Task objective -> Return only the lines from the top of the data down to the one that holds "Profit of Dry", both included, without any pictures.

## BEGIN Source excerpt

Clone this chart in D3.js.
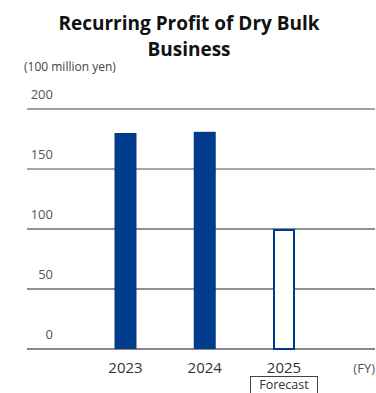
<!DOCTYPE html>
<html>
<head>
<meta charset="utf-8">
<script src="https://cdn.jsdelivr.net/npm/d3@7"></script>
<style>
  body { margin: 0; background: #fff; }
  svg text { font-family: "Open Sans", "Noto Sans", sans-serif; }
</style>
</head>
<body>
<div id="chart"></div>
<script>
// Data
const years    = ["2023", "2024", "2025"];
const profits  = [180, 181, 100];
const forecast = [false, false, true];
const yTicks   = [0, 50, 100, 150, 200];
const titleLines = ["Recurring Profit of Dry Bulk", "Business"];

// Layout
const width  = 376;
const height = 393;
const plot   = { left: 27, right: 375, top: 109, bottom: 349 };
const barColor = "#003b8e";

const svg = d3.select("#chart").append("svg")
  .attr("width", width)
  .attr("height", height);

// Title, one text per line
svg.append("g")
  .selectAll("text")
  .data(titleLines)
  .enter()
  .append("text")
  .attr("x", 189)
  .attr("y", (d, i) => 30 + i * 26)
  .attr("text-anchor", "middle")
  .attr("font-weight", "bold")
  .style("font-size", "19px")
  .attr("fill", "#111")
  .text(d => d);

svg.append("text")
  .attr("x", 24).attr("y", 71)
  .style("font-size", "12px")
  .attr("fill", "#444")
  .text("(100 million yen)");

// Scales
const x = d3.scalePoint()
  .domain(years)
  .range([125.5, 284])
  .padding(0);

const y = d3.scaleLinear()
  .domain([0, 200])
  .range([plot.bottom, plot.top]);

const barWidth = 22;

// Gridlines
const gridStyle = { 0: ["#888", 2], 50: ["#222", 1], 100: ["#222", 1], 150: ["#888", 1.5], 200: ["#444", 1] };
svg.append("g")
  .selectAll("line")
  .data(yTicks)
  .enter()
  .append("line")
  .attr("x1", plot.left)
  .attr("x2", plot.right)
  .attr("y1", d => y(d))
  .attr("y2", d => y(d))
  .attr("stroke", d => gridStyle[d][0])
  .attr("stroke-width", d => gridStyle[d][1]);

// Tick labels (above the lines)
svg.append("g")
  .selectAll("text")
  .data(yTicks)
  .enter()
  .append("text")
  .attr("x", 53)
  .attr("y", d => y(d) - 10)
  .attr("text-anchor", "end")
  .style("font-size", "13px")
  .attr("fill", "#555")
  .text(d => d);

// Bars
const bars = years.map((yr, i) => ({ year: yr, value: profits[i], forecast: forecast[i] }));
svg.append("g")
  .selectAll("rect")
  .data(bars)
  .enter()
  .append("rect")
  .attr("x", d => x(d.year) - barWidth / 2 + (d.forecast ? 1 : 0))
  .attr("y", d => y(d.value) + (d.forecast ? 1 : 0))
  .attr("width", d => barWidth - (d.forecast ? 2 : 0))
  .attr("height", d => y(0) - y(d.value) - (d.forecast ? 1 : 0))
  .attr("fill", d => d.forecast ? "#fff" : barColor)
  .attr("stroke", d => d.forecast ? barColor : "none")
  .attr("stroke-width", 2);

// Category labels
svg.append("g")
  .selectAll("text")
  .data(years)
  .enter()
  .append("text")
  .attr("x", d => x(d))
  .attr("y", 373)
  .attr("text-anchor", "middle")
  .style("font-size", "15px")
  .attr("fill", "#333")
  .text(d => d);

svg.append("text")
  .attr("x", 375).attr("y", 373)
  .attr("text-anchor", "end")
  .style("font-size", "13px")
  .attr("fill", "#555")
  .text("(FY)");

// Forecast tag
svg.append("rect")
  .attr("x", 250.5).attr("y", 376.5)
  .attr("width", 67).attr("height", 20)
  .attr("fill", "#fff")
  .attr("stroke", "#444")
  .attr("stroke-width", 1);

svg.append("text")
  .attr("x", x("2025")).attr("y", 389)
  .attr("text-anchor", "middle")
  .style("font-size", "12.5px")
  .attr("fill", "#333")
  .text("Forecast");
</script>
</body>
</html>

## END Source excerpt

Reply to the exercise ->
Clone this chart in D3.js.
<!DOCTYPE html>
<html>
<head>
<meta charset="utf-8">
<script src="https://cdn.jsdelivr.net/npm/d3@7"></script>
<style>
  body { margin: 0; background: #fff; }
  svg text { font-family: "Open Sans", "Noto Sans", sans-serif; }
</style>
</head>
<body>
<div id="chart"></div>
<script>
// Data
const years    = ["2023", "2024", "2025"];
const profits  = [180, 181, 100];
const forecast = [false, false, true];
const yTicks   = [0, 50, 100, 150, 200];
const titleLines = ["Recurring Profit of Dry Bulk", "Business"];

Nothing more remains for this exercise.